To avoid such combinatorial explosion, it is possible in some cases to reduce the
selectivity of qdef(s) , by extending it with a nested subquery that acts as a filter.
If no other shape refers to s, then this subquery is the target definition of s. Or
if only one other shape s0 refers to s, and if s has an empty target definition,
then this subquery is the optimized query (defined inductively) for s0 .
4 Demo and Web Interface
The demonstration will offer the possibility to test shacl2sparql via a web
interface, a screenshot of which is shown in Figure 2. A connection to a local
instance of DBPedia will be provided, together with predefined shacl schemas.
Attendees will be offered the possibility to write their own shapes, analyze the
output of the validation process (explanations for invalid targets), understand
the execution of the algorithm (visualizing sparql queries), and appreciate the
performance of the tool thanks to statistics (e.g. time spent evaluating queries
vs time spent reasoning).
Acknowledgments.
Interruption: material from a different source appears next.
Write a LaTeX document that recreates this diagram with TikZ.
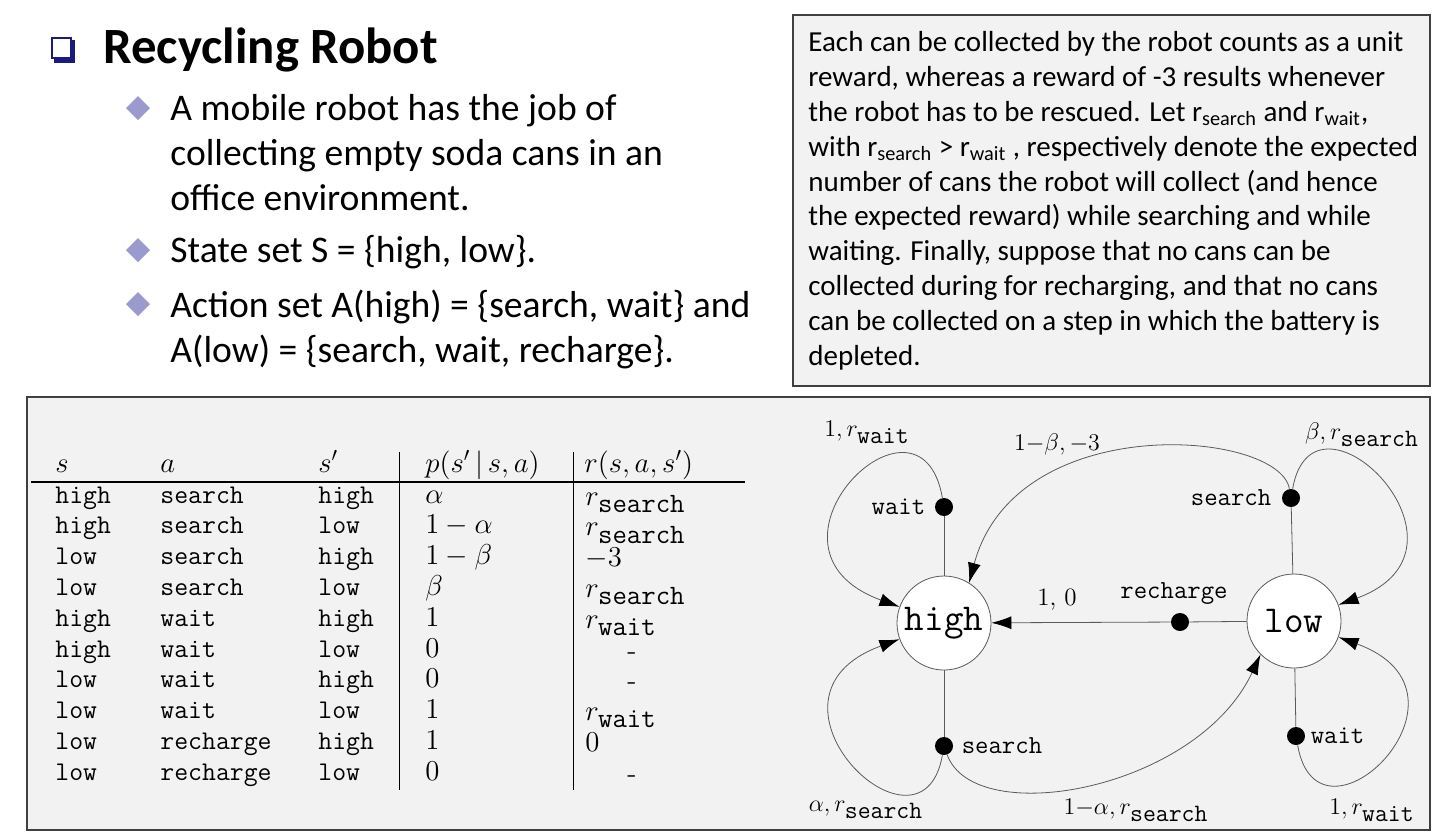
\documentclass[tikz,border=0pt]{standalone}
\usepackage{fontspec}
\newfontfamily\slidefont{Carlito}
\usetikzlibrary{arrows.meta,positioning}

\definecolor{navy}{HTML}{1A1A80}
\definecolor{lavender}{HTML}{9A9ACF}
\definecolor{panel}{HTML}{F2F2F2}
\definecolor{frame}{HTML}{404040}
\definecolor{wire}{HTML}{5A5A5A}

\tikzset{
  state/.style={circle, draw=wire, fill=white, minimum size=47pt, inner sep=0pt,
    font=\ttfamily\fontsize{19}{21}\selectfont},
  act/.style={circle, fill=black, minimum size=9pt, inner sep=0pt},
  actlabel/.style={inner sep=0pt, font=\ttfamily\fontsize{13}{15}\selectfont},
  edgelabel/.style={inner sep=0pt, font=\fontsize{12.5}{14}\selectfont},
  cell/.style={anchor=base west, inner sep=0pt, font=\ttfamily\fontsize{13.5}{15}\selectfont},
  head/.style={anchor=base west, inner sep=0pt, font=\fontsize{14}{16}\selectfont},
  item/.style={anchor=base west, inner sep=0pt, align=left, font=\slidefont\fontsize{18.8}{22.5}\selectfont},
  arr/.style={-{Latex[length=10pt,width=6.5pt,black]}},
}

\begin{document}
\begin{tikzpicture}[x=0.5pt,y=0.5pt]
  \useasboundingbox (0,0) rectangle (1440,-837);

  % title with its square bullet
  \fill[navy] (54,-40) rectangle (75,-63);
  \draw[navy, line width=1.2pt, fill=white] (52,-38) rectangle (71,-58);
  \node[anchor=base west, inner sep=0pt, font=\slidefont\bfseries\fontsize{25.4}{29}\selectfont]
    (title) at (103,-63) {Recycling Robot};

  % bullets
  \foreach \y/\name in {-108/one, -250/two, -304/three}
    \fill[lavender] (138,\y+12) -- (150,\y) -- (138,\y-12) -- (126,\y) -- cycle;
  \node[item] (itemone) at (170,-210) {A mobile robot has the job of\\collecting empty soda cans in an\\office environment.};
  \node[item] (itemtwo) at (170,-262) {State set S = \{high, low\}.};
  \node[item] (itemthree) at (170,-362) {Action set A(high) = \{search, wait\} and\\A(low) = \{search, wait, recharge\}.};

  % reward note
  \draw[frame, fill=panel, line width=0.8pt] (793,-15) rectangle (1430,-386);
  \node[anchor=base west, inner sep=0pt, align=left, font=\slidefont\fontsize{14.5}{17.39}\selectfont]
    (note) at (808,-365) {Each can be collected by the robot counts as a unit\\
      reward, whereas a reward of -3 results whenever\\
      the robot has to be rescued. Let r\textsubscript{search} and r\textsubscript{wait},\\
      with r\textsubscript{search} > r\textsubscript{wait} , respectively denote the expected\\
      number of cans the robot will collect (and hence\\
      the expected reward) while searching and while\\
      waiting. Finally, suppose that no cans can be\\
      collected during for recharging, and that no cans\\
      can be collected on a step in which the battery is\\
      depleted.};

  % lower panel
  \draw[frame, fill=panel, line width=0.8pt] (27,-397) rectangle (1430,-830);

  % table
  \node[head] (hs1) at (55,-472) {$s$};
  \node[head] (ha1) at (160,-472) {$a$};
  \node[head] (hs2) at (318,-472) {$s'$};
  \node[head] (hp) at (425,-472) {$p(s'\,|\,s,a)$};
  \node[head] (hr) at (584,-472) {$r(s,a,s')$};
  \draw[line width=0.6pt] (31,-482) -- (745,-482);
  \draw[line width=0.5pt] (399,-452) -- (399,-790);
  \draw[line width=0.5pt] (573,-452) -- (573,-790);
  \foreach \sn/\an/\tn/\pn/\rn [count=\i from 0] in {
      high/search/high/{$\alpha$}/{$r_{\texttt{search}}$},
      high/search/low/{$1-\alpha$}/{$r_{\texttt{search}}$},
      low/search/high/{$1-\beta$}/{$-3$},
      low/search/low/{$\beta$}/{$r_{\texttt{search}}$},
      high/wait/high/{$1$}/{$r_{\texttt{wait}}$},
      high/wait/low/{$0$}/{\hspace*{21pt}-},
      low/wait/high/{$0$}/{\hspace*{21pt}-},
      low/wait/low/{$1$}/{$r_{\texttt{wait}}$},
      low/recharge/high/{$1$}/{$0$},
      low/recharge/low/{$0$}/{\hspace*{21pt}-}} {
    \node[cell] (s\i) at (55,-503-30.8*\i) {\sn};
    \node[cell] (a\i) at (160,-503-30.8*\i) {\an};
    \node[cell] (t\i) at (318,-503-30.8*\i) {\tn};
    \node[cell, font=\fontsize{14}{16}\selectfont] (p\i) at (425,-503-30.8*\i) {\pn};
    \node[cell, font=\fontsize{14}{16}\selectfont] (r\i) at (585,-505-30.8*\i) {\rn};
  }

  % transition graph
  \node[state] (H) at (944,-623) {high};
  \node[state] (L) at (1294,-621) {low};
  \node[act] (hw) at (944,-507) {};
  \node[act] (hs) at (944,-746) {};
  \node[act] (ls) at (1291,-498) {};
  \node[act] (lr) at (1180,-622) {};
  \node[act] (lw) at (1296,-736) {};

  \node[actlabel, left=4.5pt of hw] (hwl) {wait};
  \node[actlabel, right=4pt of hs] (hsl) {search};
  \node[actlabel, left=5pt of ls] (lsl) {search};
  \node[actlabel, above=4pt of lr, xshift=-3pt] (lrl) {recharge};
  \node[actlabel, right=2.5pt of lw] (lwl) {wait};

  \draw[wire, thin] (H) -- (hw);
  \draw[wire, thin] (H) -- (hs);
  \draw[wire, thin] (L) -- (ls);
  \draw[wire, thin] (L) -- (lr);
  \draw[wire, thin] (L) -- (lw);

  \draw[wire, thin, arr] (hw) to[out=100, in=160, out distance=65pt, in distance=85pt] (H);
  \draw[wire, thin, arr] (hs) to[out=-100, in=200, out distance=60pt, in distance=85pt] (H);
  \draw[wire, thin, arr] (hs) to[out=-70, in=245, out distance=40pt, in distance=75pt] (L.225);
  \draw[wire, thin, arr] (ls) to[out=80, in=20, out distance=60pt, in distance=82pt] (L);
  \draw[wire, thin, arr] (ls) to[out=100, in=75, out distance=30pt, in distance=90pt] (H.58);
  \draw[wire, thin, arr] (lw) to[out=-80, in=-20, out distance=60pt, in distance=82pt] (L);
  \draw[wire, thin, arr] (lr) -- (H);

  \node[edgelabel] (e1) at (867,-432) {$1, r_{\texttt{wait}}$};
  \node[edgelabel] (e2) at (1057,-444) {$1{-}\beta, -3$};
  \node[edgelabel] (e3) at (1362,-435) {$\beta, r_{\texttt{search}}$};
  \node[edgelabel] (e4) at (1057,-600) {1, 0};
  \node[edgelabel] (e5) at (866,-810) {$\alpha, r_{\texttt{search}}$};
  \node[edgelabel] (e6) at (1136,-810) {$1{-}\alpha, r_{\texttt{search}}$};
  \node[edgelabel] (e7) at (1372,-810) {$1, r_{\texttt{wait}}$};
\end{tikzpicture}
\end{document}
This work was supported by the QUADRO, ROBAST,
OBATS and ADVANCE4KG projects at the Free University of Bozen-Bolzano,
and the Millennium Institute for Foundational Research on Data (IMFD), Chile.
References
[1] Shaclex. github.com/labra/shaclex.
[2] Shacl/sparql, source code. github.com/rdfshapes/shacl-sparql.
[3] J. Corman, F. Florenzano, J. L. Reutter, and O. Savković. Validating SHACL
constraints over a SPARQL endpoint. In ISWC, 2019.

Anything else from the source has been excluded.